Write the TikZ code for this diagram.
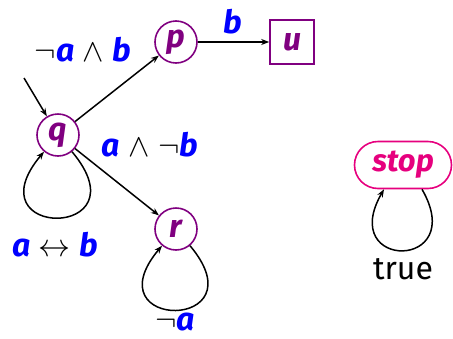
\RequirePackage{fix-cm}
\documentclass[tikz,border=0pt]{standalone}
\usepackage{fontspec}
\setmainfont{Fira Sans}
\usetikzlibrary{arrows.meta,shapes.misc}
\definecolor{stpurple}{HTML}{800080}
\definecolor{propblue}{HTML}{0000FF}
\definecolor{stoppink}{HTML}{E6007E}
\newcommand{\pv}[1]{\textcolor{propblue}{\bfseries\itshape #1}}
\newcommand{\negsym}{$\neg$}
\newcommand{\andsym}{$\wedge$}
\newcommand{\iffsym}{$\leftrightarrow$}
\tikzset{
  state/.style={circle,draw=stpurple,line width=1.6pt,minimum size=42pt,inner sep=0pt,
    text=stpurple,font=\fontsize{32}{34}\selectfont\bfseries\itshape},
  final/.style={rectangle,draw=stpurple,line width=1.6pt,minimum size=44pt,inner sep=0pt,
    text=stpurple,font=\fontsize{32}{34}\selectfont\bfseries\itshape},
  stopstate/.style={rounded rectangle,draw=stoppink,line width=1.6pt,minimum width=97pt,
    minimum height=47pt,inner sep=0pt,text=stoppink,font=\fontsize{31}{33}\selectfont\bfseries\itshape},
  lbl/.style={inner sep=0pt,font=\fontsize{32}{34}\selectfont},
  trans/.style={->,line width=1.5pt}
}
\begin{document}
\begin{tikzpicture}[x=1pt,y=-1pt,>={Stealth[length=8pt,width=6pt]}]
\useasboundingbox (0,0) rectangle (453,338);
\node[state] (q) at (58,135) {q};
\node[state] (p) at (176,42) {p};
\node[state] (r) at (176,229) {r};
\node[final] (u) at (292,42) {u};
\node[stopstate] (stop) at (403,165) {stop};
\coordinate (init) at (24,78);
% transitions
\draw[trans] (init) -- (q);
\draw[trans] (q) -- (p);
\draw[trans] (q) -- (r);
\draw[trans] (p) -- (u);
\draw[trans] (q.-50) to[out=-50,in=-130,distance=115] (q.-130);
\draw[trans] (r.-50) to[out=-50,in=-130,distance=112] (r.-130);
\draw[trans] ([xshift=19pt]stop.south) to[out=-60,in=-120,distance=94] ([xshift=-19pt]stop.south);
% labels
\node[lbl] (lqp) at (83,50) {\negsym\pv{a} \andsym{} \pv{b}};
\node[lbl] (lpu) at (233,22) {\pv{b}};
\node[lbl] (lqr) at (150,145) {\pv{a} \andsym{} \negsym\pv{b}};
\node[lbl] (lqq) at (55,245) {\pv{a} \iffsym{} \pv{b}};
\node[lbl] (lrr) at (175,322) {\negsym\pv{a}};
\node[lbl] (lss) at (403,269) {true};
\end{tikzpicture}
\end{document}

--*--

## EXERCISE GOAL
Leave every image out, and retype the material exactly.

## WRITTEN ANSWER
Write the TikZ code for this diagram.
\RequirePackage{fix-cm}
\documentclass[tikz,border=0pt]{standalone}
\usepackage{fontspec}
\setmainfont{Fira Sans}
\usetikzlibrary{arrows.meta,shapes.misc}
\definecolor{stpurple}{HTML}{800080}
\definecolor{propblue}{HTML}{0000FF}
\definecolor{stoppink}{HTML}{E6007E}
\newcommand{\pv}[1]{\textcolor{propblue}{\bfseries\itshape #1}}
\newcommand{\negsym}{$\neg$}
\newcommand{\andsym}{$\wedge$}
\newcommand{\iffsym}{$\leftrightarrow$}
\tikzset{
  state/.style={circle,draw=stpurple,line width=1.6pt,minimum size=42pt,inner sep=0pt,
    text=stpurple,font=\fontsize{32}{34}\selectfont\bfseries\itshape},
  final/.style={rectangle,draw=stpurple,line width=1.6pt,minimum size=44pt,inner sep=0pt,
    text=stpurple,font=\fontsize{32}{34}\selectfont\bfseries\itshape},
  stopstate/.style={rounded rectangle,draw=stoppink,line width=1.6pt,minimum width=97pt,
    minimum height=47pt,inner sep=0pt,text=stoppink,font=\fontsize{31}{33}\selectfont\bfseries\itshape},
  lbl/.style={inner sep=0pt,font=\fontsize{32}{34}\selectfont},
  trans/.style={->,line width=1.5pt}
}
\begin{document}
\begin{tikzpicture}[x=1pt,y=-1pt,>={Stealth[length=8pt,width=6pt]}]
\useasboundingbox (0,0) rectangle (453,338);
\node[state] (q) at (58,135) {q};
\node[state] (p) at (176,42) {p};
\node[state] (r) at (176,229) {r};
\node[final] (u) at (292,42) {u};
\node[stopstate] (stop) at (403,165) {stop};
\coordinate (init) at (24,78);
% transitions
\draw[trans] (init) -- (q);
\draw[trans] (q) -- (p);
\draw[trans] (q) -- (r);
\draw[trans] (p) -- (u);
\draw[trans] (q.-50) to[out=-50,in=-130,distance=115] (q.-130);
\draw[trans] (r.-50) to[out=-50,in=-130,distance=112] (r.-130);
\draw[trans] ([xshift=19pt]stop.south) to[out=-60,in=-120,distance=94] ([xshift=-19pt]stop.south);
% labels
\node[lbl] (lqp) at (83,50) {\negsym\pv{a} \andsym{} \pv{b}};
\node[lbl] (lpu) at (233,22) {\pv{b}};
\node[lbl] (lqr) at (150,145) {\pv{a} \andsym{} \negsym\pv{b}};
\node[lbl] (lqq) at (55,245) {\pv{a} \iffsym{} \pv{b}};
\node[lbl] (lrr) at (175,322) {\negsym\pv{a}};
\node[lbl] (lss) at (403,269) {true};
\end{tikzpicture}
\end{document}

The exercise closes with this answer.